Because our new home had a slight cathedral ceiling in the family room, it was the tallest tree we had ever purchased and it still hangs in the memory banks as the most impressive.

We repeated this maneuver for several years until we started accumulating grandkids and the main focus of holiday revelry slowly shifted to Astoria, Queens, where they were growing up. (Now the Christmas games have moved to Brooklyn.)

During this period we would also have a tree in our Manhattan apartment. On the Upper East Side, there comes a moment when trees show up on the street in vast numbers in a seemingly coordinated overnight inundation.

One Christmas when I was still working and living in Philadelphia, Jane went across the street and bought a tree from a bunch of Boy Scouts and their associated adults.
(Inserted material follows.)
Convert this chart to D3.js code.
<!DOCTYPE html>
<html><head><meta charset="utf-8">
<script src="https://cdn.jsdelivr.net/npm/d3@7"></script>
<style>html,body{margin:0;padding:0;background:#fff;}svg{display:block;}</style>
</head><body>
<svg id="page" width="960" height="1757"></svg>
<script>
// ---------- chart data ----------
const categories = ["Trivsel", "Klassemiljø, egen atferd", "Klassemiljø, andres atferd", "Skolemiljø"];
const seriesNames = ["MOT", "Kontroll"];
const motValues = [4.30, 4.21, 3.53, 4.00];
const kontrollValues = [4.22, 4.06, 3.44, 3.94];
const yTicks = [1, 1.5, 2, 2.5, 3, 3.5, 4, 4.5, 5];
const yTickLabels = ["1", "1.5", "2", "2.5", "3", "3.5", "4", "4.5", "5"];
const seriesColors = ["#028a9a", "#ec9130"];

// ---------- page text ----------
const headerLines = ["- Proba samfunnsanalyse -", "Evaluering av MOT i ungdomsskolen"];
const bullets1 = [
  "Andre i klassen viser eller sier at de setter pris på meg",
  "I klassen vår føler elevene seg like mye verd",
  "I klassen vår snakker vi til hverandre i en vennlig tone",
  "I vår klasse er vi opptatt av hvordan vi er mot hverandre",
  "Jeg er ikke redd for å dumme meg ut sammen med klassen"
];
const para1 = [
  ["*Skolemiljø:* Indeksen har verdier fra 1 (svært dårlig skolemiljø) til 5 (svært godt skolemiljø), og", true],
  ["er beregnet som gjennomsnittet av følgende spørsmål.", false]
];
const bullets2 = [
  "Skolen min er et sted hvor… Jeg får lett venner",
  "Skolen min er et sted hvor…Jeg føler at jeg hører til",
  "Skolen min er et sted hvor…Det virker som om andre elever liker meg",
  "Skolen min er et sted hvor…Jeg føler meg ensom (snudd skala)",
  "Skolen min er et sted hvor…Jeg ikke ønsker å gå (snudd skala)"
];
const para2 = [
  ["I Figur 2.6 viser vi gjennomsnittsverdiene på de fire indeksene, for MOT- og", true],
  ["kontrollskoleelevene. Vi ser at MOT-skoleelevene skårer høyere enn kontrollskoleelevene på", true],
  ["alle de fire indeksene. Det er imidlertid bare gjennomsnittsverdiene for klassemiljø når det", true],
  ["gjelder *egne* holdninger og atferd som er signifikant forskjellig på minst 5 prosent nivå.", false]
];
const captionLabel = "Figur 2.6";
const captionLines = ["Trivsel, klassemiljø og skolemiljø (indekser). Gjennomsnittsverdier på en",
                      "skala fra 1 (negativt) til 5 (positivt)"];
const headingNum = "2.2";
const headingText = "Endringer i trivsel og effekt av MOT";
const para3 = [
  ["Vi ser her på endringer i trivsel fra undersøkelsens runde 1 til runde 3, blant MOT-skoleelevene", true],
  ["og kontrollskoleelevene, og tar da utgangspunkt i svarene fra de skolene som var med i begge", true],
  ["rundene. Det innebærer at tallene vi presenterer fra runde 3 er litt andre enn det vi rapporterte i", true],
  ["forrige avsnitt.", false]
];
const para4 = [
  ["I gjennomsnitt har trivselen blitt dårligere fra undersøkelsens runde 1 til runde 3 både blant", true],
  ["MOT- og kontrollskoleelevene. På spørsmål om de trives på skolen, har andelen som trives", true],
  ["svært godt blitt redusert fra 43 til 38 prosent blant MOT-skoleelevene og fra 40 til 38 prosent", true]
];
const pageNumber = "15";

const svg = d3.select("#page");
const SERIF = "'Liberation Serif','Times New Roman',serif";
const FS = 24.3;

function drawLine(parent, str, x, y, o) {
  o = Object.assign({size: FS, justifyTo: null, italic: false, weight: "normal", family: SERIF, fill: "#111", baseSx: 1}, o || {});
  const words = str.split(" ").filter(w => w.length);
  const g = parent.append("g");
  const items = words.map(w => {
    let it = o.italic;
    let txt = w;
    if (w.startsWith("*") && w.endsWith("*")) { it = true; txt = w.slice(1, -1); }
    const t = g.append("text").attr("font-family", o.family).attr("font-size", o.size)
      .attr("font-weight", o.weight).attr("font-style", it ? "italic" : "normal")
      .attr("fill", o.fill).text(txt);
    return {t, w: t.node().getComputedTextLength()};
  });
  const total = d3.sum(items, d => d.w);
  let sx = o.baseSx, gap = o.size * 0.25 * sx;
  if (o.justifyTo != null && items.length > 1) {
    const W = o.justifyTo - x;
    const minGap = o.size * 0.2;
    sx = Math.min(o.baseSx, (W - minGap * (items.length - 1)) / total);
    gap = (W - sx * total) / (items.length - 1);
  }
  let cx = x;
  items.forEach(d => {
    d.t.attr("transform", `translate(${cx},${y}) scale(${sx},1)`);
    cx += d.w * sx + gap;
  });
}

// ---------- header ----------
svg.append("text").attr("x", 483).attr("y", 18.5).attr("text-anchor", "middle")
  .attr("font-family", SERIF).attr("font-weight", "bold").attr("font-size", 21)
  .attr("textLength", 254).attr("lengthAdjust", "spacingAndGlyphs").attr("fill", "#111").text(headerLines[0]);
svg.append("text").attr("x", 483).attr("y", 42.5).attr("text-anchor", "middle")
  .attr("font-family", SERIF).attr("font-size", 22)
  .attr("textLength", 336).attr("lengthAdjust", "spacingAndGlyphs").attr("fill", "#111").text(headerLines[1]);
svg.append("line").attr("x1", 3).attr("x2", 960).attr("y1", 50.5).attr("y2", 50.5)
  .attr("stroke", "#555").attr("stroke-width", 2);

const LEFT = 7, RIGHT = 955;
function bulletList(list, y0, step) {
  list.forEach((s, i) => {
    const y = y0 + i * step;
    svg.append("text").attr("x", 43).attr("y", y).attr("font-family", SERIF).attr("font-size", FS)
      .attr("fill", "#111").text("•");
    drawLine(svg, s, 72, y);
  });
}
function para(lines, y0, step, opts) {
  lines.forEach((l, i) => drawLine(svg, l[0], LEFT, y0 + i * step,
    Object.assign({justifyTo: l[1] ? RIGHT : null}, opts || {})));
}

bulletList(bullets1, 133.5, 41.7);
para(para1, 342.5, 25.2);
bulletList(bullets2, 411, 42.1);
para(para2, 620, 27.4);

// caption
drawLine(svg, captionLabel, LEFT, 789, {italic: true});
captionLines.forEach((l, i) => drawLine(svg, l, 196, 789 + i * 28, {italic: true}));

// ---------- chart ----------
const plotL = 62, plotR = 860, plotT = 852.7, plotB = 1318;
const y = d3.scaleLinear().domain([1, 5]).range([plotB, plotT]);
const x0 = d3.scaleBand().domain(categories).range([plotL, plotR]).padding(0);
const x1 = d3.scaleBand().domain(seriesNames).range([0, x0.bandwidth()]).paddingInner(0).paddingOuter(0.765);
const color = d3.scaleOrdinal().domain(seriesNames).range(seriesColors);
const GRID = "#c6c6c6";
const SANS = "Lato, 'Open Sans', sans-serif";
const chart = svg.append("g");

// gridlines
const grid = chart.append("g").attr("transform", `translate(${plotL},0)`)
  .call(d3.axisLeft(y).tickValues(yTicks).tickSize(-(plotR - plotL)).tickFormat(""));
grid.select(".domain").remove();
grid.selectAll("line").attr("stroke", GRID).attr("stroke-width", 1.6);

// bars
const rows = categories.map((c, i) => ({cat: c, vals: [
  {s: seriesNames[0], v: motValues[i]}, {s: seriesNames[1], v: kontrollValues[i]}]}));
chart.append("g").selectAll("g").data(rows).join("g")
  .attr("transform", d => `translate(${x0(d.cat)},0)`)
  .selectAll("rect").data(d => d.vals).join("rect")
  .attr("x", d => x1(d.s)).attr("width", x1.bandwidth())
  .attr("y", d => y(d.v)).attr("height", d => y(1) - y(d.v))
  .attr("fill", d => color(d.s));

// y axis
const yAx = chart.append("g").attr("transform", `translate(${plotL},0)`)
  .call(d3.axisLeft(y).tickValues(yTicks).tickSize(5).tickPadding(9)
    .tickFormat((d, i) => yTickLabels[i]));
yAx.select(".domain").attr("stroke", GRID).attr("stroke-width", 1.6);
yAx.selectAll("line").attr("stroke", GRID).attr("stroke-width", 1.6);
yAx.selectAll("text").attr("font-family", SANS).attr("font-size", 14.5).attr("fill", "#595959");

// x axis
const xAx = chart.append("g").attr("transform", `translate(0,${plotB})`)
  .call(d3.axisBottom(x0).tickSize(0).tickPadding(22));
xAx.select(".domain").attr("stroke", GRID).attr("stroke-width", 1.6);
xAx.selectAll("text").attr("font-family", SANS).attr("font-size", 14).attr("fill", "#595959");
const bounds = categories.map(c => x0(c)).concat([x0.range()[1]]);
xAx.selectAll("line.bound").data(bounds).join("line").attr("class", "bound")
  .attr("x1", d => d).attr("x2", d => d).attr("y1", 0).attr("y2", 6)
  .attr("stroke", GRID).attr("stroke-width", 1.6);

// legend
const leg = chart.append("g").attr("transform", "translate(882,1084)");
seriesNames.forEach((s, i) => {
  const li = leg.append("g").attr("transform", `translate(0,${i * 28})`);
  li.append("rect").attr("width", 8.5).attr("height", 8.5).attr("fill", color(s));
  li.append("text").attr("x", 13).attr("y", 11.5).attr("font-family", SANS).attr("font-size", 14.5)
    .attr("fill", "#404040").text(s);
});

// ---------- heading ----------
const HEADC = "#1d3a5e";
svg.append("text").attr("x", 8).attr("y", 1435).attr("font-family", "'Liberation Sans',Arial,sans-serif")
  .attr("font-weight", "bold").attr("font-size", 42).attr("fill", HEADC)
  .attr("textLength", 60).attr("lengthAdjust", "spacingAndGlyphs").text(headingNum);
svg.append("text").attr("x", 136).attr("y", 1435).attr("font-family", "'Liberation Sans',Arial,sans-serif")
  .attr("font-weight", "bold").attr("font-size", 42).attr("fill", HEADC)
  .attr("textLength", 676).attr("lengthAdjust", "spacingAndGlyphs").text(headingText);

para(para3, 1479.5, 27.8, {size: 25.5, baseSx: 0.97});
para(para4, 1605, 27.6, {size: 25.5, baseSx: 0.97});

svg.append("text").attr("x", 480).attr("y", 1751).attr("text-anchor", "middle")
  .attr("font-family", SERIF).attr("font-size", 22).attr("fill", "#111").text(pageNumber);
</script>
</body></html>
To this day, she still fondly recalls two scouts, in their uniforms, delivering that tree and helping her set it up.

Once I made my move to Manhattan, we would go around the corner to Second Avenue where a bunch of Canadians from the Montreal region set up their tree stand stretching nearly a block. For several years running we would encounter Marie, a spunky gamine in a red and black-checked hoodie who took us on as her special customers. She would remember our names from year to year, and she would not allow us to pick out our tree — only she could do that. Marie hasn’t showed up for years now but I still hope someday she and her hoodie will reappear.

There are things in life that you are not proud of, but sometimes it’s healthy to talk about them openly: Last year on Second Avenue we paid $200 for our tree, an absurd amount that we meekly forked over.

Unbelievable. There, I’ve said it. Do I feel any better? Nope. (Please don’t spread this around.)

This year, for reasons I can’t fathom, I suggested we get a small tree and put it on an end table in a corner of the living room. It usually holds various bric-a-brac, including my sacred silver-plated martini shaker in the shape of a penguin. No home is truly complete without one of these guys.

We made a reconnaissance run to Second Avenue to check out the small tree inventory, for we had never gone that route before. We immediately spotted the perfect 4-footer. Why we didn’t buy it then and there is mystifying, but it was in the same spot the next day, as if it were waiting for us to come back.

This small tree idea is one of the best I’ve had in years, maybe 10 years, given the run of so-so ideas I’ve been on.

We decided to use only silver ornaments and Jane did her usual masterful job. My only beef was the two ornaments that are shaped like shallots — but Jane was insistent on the shallots and didn’t budge.

We usually wire a large red ribbon around the spike at the tree’s top, but time had taken its toll on this adornment. Rustling around in the Christmas box, Jane found a Santa’s hat. Bingo. The hat hangs jauntily on the spike.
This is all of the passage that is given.